## WRITTEN PROBLEM
The listing below holds a line with "Reproduce this chart" and a later line with "return fig.add_axes([x0 /". Write out those two lines and every line between them, exactly, and nothing else.

[Plotting code records]
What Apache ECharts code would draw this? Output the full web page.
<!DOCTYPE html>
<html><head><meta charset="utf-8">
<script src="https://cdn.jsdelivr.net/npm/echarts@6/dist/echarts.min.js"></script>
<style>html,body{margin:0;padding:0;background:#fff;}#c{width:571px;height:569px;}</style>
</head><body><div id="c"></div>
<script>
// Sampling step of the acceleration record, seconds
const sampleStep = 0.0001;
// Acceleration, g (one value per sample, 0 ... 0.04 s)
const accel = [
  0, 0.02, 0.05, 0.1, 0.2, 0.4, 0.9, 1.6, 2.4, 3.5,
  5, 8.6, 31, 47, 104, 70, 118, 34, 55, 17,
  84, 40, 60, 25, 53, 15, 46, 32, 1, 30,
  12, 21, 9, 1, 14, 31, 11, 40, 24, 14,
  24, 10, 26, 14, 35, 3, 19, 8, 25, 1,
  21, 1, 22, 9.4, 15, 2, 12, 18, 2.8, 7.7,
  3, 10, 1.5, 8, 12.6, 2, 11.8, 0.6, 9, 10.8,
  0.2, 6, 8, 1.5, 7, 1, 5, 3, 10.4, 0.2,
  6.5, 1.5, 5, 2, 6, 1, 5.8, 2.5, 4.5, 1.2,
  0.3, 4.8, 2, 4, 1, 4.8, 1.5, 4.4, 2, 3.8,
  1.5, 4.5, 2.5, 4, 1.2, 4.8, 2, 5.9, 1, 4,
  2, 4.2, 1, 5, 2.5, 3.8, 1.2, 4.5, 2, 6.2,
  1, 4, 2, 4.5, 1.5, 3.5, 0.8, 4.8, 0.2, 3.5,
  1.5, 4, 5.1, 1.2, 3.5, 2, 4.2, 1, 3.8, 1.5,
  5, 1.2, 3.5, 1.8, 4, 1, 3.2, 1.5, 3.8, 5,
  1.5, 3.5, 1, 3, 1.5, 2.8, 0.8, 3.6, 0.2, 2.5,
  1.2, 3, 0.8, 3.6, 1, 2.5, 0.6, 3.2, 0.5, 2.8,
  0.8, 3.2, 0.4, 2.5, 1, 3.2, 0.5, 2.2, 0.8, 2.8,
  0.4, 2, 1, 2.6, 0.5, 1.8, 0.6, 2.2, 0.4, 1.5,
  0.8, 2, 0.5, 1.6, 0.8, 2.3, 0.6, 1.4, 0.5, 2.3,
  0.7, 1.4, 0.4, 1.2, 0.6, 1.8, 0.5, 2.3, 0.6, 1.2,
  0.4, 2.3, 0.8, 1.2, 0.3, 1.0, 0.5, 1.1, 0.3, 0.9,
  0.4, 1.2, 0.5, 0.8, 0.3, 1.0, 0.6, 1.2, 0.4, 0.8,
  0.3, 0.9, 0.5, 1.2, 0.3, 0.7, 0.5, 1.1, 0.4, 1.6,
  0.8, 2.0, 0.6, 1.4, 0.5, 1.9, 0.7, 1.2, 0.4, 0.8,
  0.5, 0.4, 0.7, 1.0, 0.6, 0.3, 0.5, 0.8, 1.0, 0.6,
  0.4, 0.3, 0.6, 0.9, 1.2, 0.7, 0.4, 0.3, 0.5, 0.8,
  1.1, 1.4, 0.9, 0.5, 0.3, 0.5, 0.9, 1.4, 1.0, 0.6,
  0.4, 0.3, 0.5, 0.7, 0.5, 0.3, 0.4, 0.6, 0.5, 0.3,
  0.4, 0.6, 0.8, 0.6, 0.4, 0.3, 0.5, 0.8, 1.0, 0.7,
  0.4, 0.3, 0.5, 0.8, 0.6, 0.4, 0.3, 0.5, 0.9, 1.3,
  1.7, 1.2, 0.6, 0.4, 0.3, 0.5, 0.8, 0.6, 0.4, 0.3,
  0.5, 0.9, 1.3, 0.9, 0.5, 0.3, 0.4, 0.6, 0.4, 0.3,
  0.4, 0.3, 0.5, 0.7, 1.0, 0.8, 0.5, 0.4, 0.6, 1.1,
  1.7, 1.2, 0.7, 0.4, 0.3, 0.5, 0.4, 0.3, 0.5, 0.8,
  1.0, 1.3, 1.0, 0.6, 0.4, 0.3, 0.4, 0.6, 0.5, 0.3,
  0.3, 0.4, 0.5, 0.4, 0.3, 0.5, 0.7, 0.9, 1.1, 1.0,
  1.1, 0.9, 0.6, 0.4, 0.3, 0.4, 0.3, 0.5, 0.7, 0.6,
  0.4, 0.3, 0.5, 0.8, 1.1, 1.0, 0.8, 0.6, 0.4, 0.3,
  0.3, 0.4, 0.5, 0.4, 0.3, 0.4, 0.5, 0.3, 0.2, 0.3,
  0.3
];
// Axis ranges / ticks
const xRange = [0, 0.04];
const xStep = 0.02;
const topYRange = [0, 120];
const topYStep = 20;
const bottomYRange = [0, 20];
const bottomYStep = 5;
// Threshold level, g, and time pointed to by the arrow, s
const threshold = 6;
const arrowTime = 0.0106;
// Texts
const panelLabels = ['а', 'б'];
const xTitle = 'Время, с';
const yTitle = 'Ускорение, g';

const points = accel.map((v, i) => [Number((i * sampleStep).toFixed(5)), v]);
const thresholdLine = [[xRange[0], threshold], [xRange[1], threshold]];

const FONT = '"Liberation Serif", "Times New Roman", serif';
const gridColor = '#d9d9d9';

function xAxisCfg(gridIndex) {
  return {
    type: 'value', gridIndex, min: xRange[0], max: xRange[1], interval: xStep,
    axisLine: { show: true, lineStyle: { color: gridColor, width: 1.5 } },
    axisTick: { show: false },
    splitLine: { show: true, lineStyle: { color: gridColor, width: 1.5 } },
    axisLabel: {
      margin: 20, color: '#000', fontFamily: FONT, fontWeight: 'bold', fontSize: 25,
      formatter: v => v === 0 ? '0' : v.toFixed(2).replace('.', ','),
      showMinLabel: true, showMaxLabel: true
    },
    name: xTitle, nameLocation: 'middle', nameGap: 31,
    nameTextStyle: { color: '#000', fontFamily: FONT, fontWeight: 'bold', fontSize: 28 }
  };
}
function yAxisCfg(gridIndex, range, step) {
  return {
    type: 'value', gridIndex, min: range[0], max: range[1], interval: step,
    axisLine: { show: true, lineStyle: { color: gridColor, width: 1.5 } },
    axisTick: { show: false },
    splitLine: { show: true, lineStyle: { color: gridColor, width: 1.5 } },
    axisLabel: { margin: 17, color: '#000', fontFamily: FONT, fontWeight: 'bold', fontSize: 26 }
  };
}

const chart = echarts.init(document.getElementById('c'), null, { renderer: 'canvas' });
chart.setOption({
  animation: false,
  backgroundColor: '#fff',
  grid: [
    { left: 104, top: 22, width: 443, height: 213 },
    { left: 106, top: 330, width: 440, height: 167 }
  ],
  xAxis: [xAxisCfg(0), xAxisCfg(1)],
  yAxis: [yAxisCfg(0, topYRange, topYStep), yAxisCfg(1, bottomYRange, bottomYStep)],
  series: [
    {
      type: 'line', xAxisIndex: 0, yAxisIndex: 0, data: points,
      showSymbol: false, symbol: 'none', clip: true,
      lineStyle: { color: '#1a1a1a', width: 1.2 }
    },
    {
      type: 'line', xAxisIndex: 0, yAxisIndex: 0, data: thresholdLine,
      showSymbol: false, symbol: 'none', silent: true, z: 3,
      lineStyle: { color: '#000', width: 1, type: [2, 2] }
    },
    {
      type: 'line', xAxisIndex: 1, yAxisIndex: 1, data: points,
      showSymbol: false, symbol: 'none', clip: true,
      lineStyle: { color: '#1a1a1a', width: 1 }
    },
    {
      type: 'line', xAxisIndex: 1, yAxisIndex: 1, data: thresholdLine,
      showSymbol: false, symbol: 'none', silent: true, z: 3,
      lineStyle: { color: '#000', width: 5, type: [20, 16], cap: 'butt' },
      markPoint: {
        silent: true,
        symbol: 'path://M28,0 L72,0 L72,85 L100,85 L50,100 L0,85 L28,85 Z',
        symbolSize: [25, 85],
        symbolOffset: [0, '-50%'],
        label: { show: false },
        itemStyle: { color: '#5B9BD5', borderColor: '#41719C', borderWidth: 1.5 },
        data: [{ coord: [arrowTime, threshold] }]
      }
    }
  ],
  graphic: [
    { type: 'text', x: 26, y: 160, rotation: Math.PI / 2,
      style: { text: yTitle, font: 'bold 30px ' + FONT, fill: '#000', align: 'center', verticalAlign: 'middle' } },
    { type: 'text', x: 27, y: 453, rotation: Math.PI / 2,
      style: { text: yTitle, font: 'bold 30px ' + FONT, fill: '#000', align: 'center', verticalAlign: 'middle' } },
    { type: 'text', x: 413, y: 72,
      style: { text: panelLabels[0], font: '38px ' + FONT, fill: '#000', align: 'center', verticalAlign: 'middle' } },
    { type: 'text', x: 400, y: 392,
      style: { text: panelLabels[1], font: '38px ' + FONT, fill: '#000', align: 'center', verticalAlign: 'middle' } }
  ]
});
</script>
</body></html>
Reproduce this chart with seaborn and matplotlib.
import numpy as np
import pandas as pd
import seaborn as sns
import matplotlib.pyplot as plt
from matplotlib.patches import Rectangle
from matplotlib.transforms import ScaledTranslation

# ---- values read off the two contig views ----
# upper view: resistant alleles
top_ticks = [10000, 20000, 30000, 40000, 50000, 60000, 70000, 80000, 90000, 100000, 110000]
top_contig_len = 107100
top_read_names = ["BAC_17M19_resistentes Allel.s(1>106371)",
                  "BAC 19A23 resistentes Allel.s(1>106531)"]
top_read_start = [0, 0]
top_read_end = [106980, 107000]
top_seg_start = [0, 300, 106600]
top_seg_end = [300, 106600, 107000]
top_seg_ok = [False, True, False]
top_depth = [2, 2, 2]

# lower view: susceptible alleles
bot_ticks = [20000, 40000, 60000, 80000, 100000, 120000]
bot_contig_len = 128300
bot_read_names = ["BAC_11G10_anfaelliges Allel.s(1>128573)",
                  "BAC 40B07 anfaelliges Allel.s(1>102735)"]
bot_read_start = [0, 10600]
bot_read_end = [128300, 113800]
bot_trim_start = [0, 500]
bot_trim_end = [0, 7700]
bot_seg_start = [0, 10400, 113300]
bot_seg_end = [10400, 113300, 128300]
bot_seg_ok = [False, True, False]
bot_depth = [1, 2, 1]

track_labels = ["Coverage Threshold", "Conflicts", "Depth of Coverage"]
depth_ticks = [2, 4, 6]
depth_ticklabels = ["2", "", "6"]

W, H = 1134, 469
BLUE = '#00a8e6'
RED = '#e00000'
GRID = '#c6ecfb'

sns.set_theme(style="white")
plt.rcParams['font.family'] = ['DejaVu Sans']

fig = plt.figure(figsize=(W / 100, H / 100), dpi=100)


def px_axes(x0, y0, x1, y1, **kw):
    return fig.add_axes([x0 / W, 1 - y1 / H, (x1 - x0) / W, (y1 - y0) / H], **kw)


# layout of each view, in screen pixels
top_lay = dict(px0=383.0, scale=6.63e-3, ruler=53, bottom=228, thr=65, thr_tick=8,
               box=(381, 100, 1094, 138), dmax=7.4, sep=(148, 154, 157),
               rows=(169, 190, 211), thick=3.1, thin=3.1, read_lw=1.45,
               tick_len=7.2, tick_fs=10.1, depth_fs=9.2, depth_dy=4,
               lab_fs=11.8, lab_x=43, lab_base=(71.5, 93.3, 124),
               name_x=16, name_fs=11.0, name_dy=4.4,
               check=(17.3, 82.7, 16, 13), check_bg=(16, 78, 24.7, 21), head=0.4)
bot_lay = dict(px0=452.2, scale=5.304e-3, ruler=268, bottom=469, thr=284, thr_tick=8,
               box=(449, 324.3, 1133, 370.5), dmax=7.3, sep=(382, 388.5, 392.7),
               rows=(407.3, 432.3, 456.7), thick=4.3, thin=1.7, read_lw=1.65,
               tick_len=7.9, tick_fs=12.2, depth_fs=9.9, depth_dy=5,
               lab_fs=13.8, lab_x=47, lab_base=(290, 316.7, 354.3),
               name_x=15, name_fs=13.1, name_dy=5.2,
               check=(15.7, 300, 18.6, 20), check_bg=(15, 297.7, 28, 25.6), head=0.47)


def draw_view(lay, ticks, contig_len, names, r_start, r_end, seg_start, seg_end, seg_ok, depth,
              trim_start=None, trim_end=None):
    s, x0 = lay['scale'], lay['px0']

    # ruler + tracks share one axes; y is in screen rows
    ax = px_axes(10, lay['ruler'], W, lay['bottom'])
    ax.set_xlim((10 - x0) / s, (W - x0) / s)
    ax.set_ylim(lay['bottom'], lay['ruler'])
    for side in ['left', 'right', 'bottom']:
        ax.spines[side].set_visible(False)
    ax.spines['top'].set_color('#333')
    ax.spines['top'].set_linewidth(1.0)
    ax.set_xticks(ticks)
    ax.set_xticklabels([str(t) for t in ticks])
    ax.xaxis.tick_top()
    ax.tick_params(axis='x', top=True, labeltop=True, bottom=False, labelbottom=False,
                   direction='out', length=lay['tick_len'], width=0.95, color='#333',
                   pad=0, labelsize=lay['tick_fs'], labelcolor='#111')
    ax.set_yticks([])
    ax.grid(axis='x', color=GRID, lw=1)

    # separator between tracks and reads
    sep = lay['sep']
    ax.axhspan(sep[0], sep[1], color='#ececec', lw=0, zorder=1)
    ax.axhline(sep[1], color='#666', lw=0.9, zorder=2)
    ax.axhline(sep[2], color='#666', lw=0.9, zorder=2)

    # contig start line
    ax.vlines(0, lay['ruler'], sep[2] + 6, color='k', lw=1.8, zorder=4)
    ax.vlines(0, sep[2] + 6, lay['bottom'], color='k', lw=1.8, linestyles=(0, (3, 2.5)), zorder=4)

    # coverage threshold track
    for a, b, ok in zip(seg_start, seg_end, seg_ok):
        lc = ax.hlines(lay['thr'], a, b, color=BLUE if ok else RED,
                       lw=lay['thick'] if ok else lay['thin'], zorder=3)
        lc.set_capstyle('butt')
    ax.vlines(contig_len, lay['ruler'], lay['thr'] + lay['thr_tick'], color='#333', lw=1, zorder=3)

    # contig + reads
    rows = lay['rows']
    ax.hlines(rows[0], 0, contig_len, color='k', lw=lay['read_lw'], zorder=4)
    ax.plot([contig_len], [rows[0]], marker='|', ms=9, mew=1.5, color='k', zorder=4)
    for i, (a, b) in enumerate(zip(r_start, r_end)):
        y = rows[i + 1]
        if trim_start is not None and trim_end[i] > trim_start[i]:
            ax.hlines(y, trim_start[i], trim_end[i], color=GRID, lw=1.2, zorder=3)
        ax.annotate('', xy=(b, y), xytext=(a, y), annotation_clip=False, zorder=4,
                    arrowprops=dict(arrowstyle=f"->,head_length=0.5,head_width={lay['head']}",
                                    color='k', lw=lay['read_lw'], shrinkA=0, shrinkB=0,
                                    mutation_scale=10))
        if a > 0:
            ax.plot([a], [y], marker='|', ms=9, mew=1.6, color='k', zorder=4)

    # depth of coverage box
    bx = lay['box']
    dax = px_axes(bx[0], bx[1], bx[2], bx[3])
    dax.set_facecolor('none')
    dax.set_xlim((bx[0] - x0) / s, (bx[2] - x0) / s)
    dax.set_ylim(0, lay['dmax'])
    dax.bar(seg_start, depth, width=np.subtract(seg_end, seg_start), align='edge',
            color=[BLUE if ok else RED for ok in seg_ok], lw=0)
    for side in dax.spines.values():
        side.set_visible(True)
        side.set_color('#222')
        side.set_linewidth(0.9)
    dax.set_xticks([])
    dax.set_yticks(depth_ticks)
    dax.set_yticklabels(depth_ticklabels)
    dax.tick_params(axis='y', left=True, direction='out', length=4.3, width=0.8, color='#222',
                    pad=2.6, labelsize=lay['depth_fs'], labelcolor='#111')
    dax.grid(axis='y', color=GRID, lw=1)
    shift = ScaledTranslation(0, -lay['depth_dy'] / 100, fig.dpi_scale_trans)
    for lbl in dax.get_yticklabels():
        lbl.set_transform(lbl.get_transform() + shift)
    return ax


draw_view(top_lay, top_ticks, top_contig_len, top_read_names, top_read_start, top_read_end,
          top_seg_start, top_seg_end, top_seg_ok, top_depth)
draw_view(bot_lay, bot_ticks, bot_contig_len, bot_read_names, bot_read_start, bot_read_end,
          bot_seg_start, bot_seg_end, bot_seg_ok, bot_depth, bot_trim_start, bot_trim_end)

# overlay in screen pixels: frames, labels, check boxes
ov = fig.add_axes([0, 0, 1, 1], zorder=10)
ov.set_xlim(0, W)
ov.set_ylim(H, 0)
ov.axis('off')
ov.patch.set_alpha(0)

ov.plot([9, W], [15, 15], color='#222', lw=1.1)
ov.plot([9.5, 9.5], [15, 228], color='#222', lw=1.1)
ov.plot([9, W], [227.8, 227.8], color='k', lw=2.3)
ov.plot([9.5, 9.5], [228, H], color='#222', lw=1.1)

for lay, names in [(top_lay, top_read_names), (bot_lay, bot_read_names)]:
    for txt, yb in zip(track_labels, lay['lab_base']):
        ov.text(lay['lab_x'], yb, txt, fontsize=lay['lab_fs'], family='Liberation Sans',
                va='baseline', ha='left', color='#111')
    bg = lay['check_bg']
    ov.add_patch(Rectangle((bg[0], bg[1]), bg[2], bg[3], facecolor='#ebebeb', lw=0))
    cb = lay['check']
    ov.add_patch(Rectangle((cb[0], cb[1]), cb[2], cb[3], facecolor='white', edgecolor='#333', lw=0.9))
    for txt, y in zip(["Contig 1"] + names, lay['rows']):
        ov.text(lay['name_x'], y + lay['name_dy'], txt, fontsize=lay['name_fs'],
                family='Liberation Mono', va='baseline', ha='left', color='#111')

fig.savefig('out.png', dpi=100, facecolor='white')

## ANSWER TO THE EXERCISE
Reproduce this chart with seaborn and matplotlib.
import numpy as np
import pandas as pd
import seaborn as sns
import matplotlib.pyplot as plt
from matplotlib.patches import Rectangle
from matplotlib.transforms import ScaledTranslation

# ---- values read off the two contig views ----
# upper view: resistant alleles
top_ticks = [10000, 20000, 30000, 40000, 50000, 60000, 70000, 80000, 90000, 100000, 110000]
top_contig_len = 107100
top_read_names = ["BAC_17M19_resistentes Allel.s(1>106371)",
                  "BAC 19A23 resistentes Allel.s(1>106531)"]
top_read_start = [0, 0]
top_read_end = [106980, 107000]
top_seg_start = [0, 300, 106600]
top_seg_end = [300, 106600, 107000]
top_seg_ok = [False, True, False]
top_depth = [2, 2, 2]

# lower view: susceptible alleles
bot_ticks = [20000, 40000, 60000, 80000, 100000, 120000]
bot_contig_len = 128300
bot_read_names = ["BAC_11G10_anfaelliges Allel.s(1>128573)",
                  "BAC 40B07 anfaelliges Allel.s(1>102735)"]
bot_read_start = [0, 10600]
bot_read_end = [128300, 113800]
bot_trim_start = [0, 500]
bot_trim_end = [0, 7700]
bot_seg_start = [0, 10400, 113300]
bot_seg_end = [10400, 113300, 128300]
bot_seg_ok = [False, True, False]
bot_depth = [1, 2, 1]

track_labels = ["Coverage Threshold", "Conflicts", "Depth of Coverage"]
depth_ticks = [2, 4, 6]
depth_ticklabels = ["2", "", "6"]

W, H = 1134, 469
BLUE = '#00a8e6'
RED = '#e00000'
GRID = '#c6ecfb'

sns.set_theme(style="white")
plt.rcParams['font.family'] = ['DejaVu Sans']

fig = plt.figure(figsize=(W / 100, H / 100), dpi=100)


def px_axes(x0, y0, x1, y1, **kw):
    return fig.add_axes([x0 / W, 1 - y1 / H, (x1 - x0) / W, (y1 - y0) / H], **kw)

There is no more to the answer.